If we are correct, the hands-off approach is a very questionable practice at a time when runs on the lira are developing almost every week. The CBT is trying to defend the currency by selling rising amounts of F/X. Given its meager “usable” F/X reserves of $20–25 billion compared with a portfolio investment stock estimated at $120 billion, currency interventions could create self-fulfilling expectations of new rounds of devaluation. Devaluation immediately spreads to core inflation, as will become painfully obvious in the next few months. However, if inflation were to rise further, the currency will need to adjust downwards, which would force the CBT to sell even more F/X. In short, if the emerging-market exodus continues, the CBT’s current stance could lead to a vicious cycle of a lower lira and higher inflation.

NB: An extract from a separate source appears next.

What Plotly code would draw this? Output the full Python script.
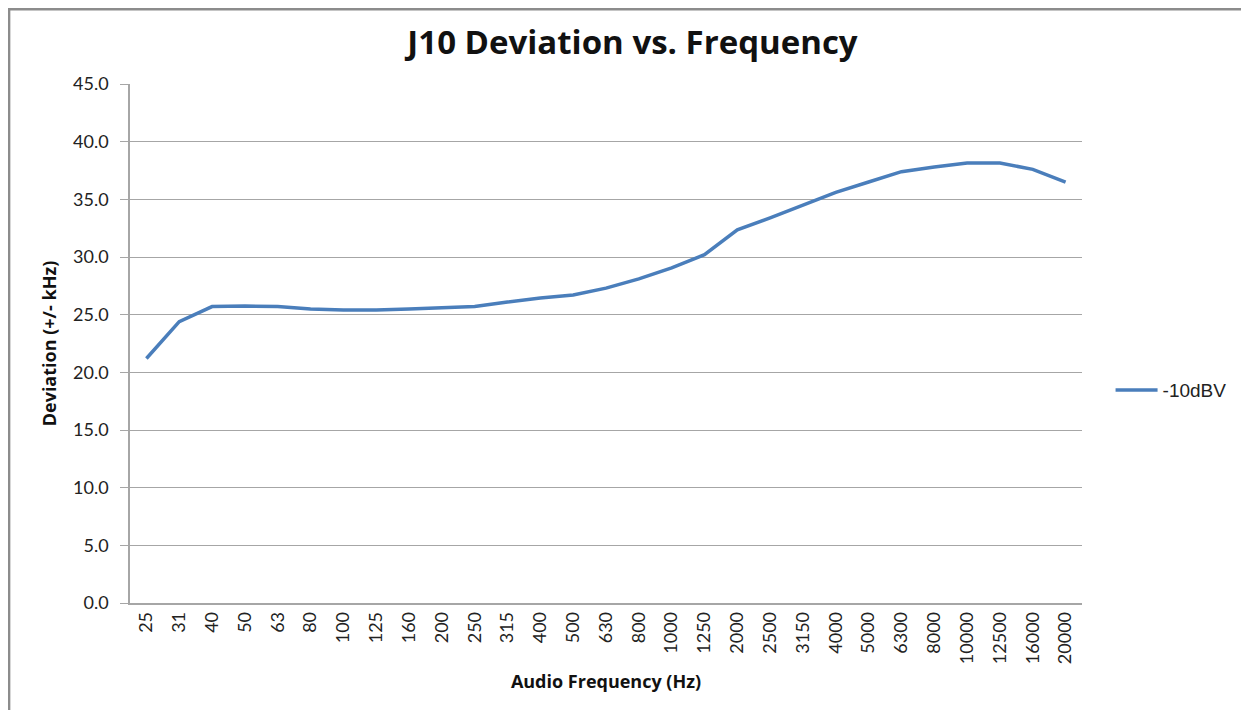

Moreover, some of our local contacts suggest that the CBT is aware of this bad-case scenario, but delays rate hikes in fear of a public backlash, or warnings from the AKP. SGA can’t confirm whether political pressure plays a role in the Bank’s “reaction function,” but its overly benign interpretation of inflation suggests something is amiss here. At the very least clients should wait until the CBT adjusts policy to fit the new world realities before increasing positions.